··· STORED ROWS ···
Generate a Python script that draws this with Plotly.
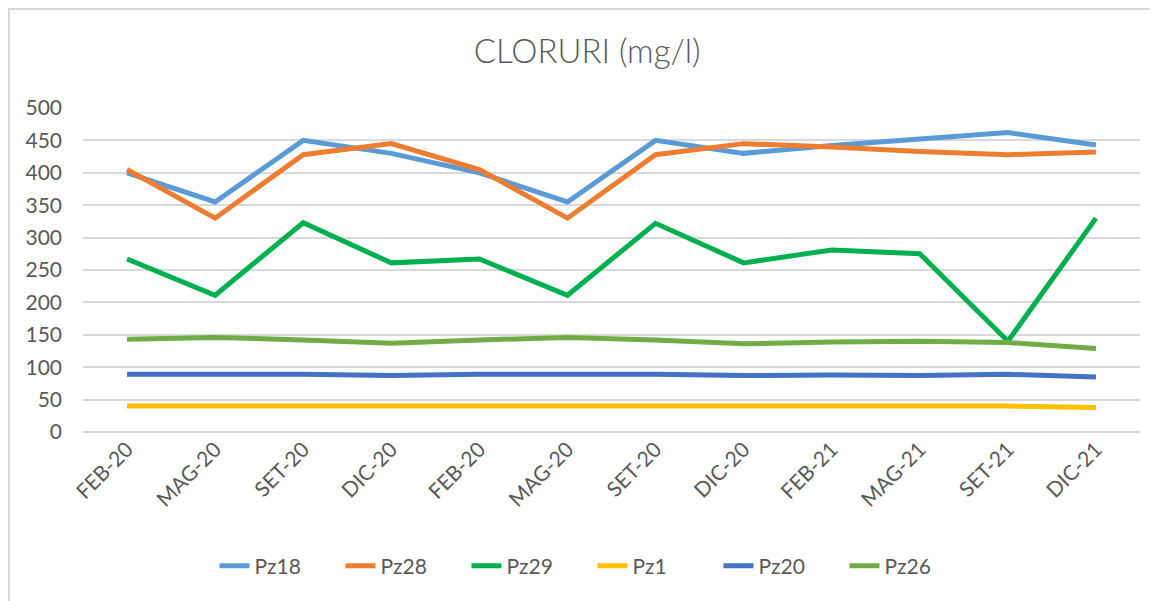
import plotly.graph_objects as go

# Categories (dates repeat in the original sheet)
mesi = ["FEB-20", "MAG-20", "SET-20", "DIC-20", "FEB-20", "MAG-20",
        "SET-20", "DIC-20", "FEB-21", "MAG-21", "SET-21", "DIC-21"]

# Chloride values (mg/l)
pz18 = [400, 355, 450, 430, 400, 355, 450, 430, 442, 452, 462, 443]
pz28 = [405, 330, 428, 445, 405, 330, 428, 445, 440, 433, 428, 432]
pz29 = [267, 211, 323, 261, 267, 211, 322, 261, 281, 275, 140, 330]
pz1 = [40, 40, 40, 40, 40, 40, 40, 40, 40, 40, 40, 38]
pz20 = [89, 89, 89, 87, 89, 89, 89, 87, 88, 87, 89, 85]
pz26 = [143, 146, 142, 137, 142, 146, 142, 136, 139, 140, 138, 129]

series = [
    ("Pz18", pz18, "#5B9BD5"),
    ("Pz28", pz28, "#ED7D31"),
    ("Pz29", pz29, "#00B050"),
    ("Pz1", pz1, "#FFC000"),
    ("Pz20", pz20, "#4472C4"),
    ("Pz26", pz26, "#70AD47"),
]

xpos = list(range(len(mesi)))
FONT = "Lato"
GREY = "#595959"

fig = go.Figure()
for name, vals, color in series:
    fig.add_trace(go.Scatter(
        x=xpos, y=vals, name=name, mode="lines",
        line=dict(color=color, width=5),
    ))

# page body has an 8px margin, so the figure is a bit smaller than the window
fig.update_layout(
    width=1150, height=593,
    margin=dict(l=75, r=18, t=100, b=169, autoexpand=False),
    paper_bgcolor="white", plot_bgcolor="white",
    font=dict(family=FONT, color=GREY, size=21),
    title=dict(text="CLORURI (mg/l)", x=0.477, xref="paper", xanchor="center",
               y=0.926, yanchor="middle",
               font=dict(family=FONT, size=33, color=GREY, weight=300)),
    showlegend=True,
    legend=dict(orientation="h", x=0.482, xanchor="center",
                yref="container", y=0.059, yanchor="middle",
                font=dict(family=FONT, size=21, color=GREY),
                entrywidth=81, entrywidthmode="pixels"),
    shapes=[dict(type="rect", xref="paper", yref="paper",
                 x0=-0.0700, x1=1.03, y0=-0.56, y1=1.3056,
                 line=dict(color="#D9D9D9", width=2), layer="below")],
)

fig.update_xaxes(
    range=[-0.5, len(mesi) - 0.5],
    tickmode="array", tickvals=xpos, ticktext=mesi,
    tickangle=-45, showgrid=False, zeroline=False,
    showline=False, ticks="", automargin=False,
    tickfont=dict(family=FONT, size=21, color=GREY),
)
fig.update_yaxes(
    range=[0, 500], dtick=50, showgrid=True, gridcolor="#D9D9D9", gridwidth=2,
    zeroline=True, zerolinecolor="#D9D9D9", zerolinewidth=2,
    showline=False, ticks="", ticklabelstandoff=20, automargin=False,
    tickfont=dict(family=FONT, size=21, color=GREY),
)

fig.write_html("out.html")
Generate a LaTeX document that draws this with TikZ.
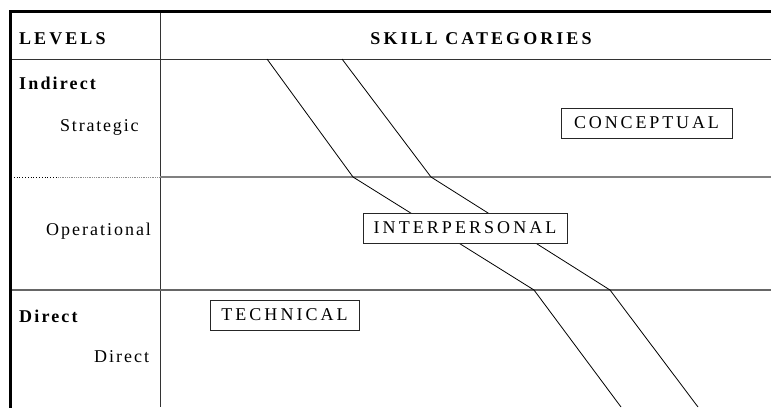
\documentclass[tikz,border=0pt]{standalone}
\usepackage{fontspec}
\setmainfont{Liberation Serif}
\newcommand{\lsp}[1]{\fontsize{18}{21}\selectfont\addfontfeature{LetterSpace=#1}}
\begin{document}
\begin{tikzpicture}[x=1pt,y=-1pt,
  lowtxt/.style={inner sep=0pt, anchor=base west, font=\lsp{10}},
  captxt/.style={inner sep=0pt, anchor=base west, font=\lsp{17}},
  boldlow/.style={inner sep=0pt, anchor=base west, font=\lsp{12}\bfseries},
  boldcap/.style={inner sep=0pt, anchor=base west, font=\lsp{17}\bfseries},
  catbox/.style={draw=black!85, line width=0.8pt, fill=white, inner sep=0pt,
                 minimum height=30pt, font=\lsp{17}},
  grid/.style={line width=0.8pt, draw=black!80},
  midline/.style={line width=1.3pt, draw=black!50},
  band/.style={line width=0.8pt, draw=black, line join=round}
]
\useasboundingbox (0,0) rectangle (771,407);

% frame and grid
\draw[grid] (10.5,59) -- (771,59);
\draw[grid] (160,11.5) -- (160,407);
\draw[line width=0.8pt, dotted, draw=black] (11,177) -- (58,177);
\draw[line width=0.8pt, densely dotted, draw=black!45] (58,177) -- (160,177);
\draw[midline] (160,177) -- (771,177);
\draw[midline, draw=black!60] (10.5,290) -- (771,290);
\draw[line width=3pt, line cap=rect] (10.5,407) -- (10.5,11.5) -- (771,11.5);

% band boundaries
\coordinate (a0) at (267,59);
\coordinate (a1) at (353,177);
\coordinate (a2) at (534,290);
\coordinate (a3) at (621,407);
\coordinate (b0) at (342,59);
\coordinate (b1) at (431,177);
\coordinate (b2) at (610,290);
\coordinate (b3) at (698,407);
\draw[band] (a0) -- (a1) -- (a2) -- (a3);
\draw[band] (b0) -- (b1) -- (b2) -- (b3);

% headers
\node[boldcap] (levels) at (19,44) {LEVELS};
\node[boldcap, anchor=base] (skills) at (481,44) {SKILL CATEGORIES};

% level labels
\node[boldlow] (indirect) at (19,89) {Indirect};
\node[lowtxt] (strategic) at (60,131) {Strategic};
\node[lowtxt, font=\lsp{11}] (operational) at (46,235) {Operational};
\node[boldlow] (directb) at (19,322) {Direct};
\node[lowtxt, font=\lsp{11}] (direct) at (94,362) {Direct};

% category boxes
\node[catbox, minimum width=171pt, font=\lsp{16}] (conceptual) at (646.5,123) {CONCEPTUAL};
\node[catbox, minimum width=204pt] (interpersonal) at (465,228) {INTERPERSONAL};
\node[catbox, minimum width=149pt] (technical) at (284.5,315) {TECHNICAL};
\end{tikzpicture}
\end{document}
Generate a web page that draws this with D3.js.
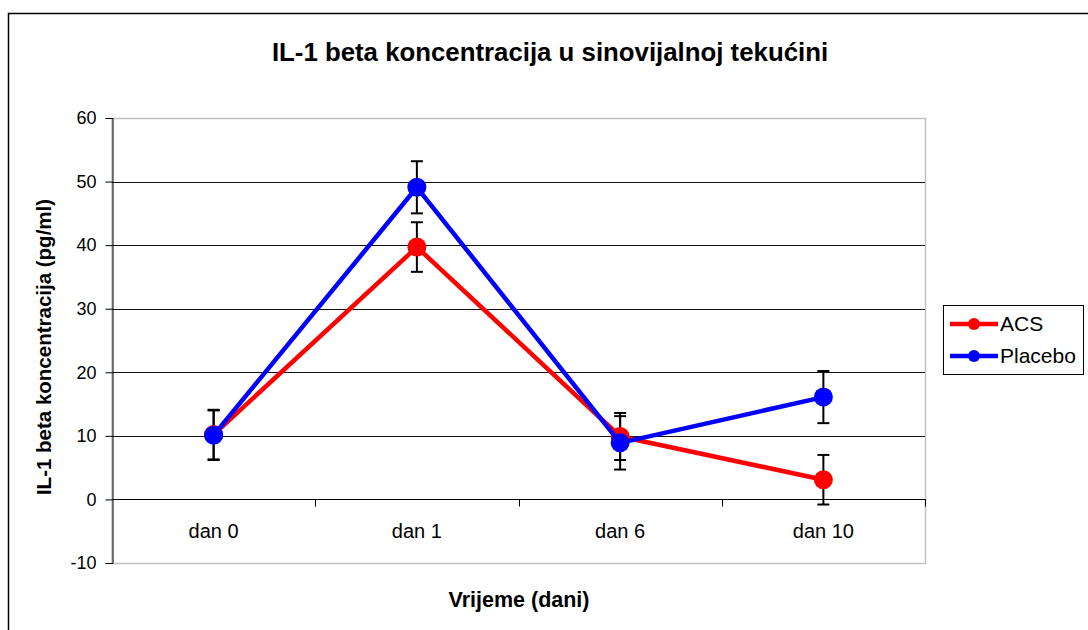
···
* EXERCISE BRIEF
Retype only the lines above from the one with "Generate a LaTeX" through the one with "anchor=base] (skills) at", exactly and with both ends. Images stay out.

* COMPLETED TASK
Generate a LaTeX document that draws this with TikZ.
\documentclass[tikz,border=0pt]{standalone}
\usepackage{fontspec}
\setmainfont{Liberation Serif}
\newcommand{\lsp}[1]{\fontsize{18}{21}\selectfont\addfontfeature{LetterSpace=#1}}
\begin{document}
\begin{tikzpicture}[x=1pt,y=-1pt,
  lowtxt/.style={inner sep=0pt, anchor=base west, font=\lsp{10}},
  captxt/.style={inner sep=0pt, anchor=base west, font=\lsp{17}},
  boldlow/.style={inner sep=0pt, anchor=base west, font=\lsp{12}\bfseries},
  boldcap/.style={inner sep=0pt, anchor=base west, font=\lsp{17}\bfseries},
  catbox/.style={draw=black!85, line width=0.8pt, fill=white, inner sep=0pt,
                 minimum height=30pt, font=\lsp{17}},
  grid/.style={line width=0.8pt, draw=black!80},
  midline/.style={line width=1.3pt, draw=black!50},
  band/.style={line width=0.8pt, draw=black, line join=round}
]
\useasboundingbox (0,0) rectangle (771,407);

% frame and grid
\draw[grid] (10.5,59) -- (771,59);
\draw[grid] (160,11.5) -- (160,407);
\draw[line width=0.8pt, dotted, draw=black] (11,177) -- (58,177);
\draw[line width=0.8pt, densely dotted, draw=black!45] (58,177) -- (160,177);
\draw[midline] (160,177) -- (771,177);
\draw[midline, draw=black!60] (10.5,290) -- (771,290);
\draw[line width=3pt, line cap=rect] (10.5,407) -- (10.5,11.5) -- (771,11.5);

% band boundaries
\coordinate (a0) at (267,59);
\coordinate (a1) at (353,177);
\coordinate (a2) at (534,290);
\coordinate (a3) at (621,407);
\coordinate (b0) at (342,59);
\coordinate (b1) at (431,177);
\coordinate (b2) at (610,290);
\coordinate (b3) at (698,407);
\draw[band] (a0) -- (a1) -- (a2) -- (a3);
\draw[band] (b0) -- (b1) -- (b2) -- (b3);

% headers
\node[boldcap] (levels) at (19,44) {LEVELS};
\node[boldcap, anchor=base] (skills) at (481,44) {SKILL CATEGORIES};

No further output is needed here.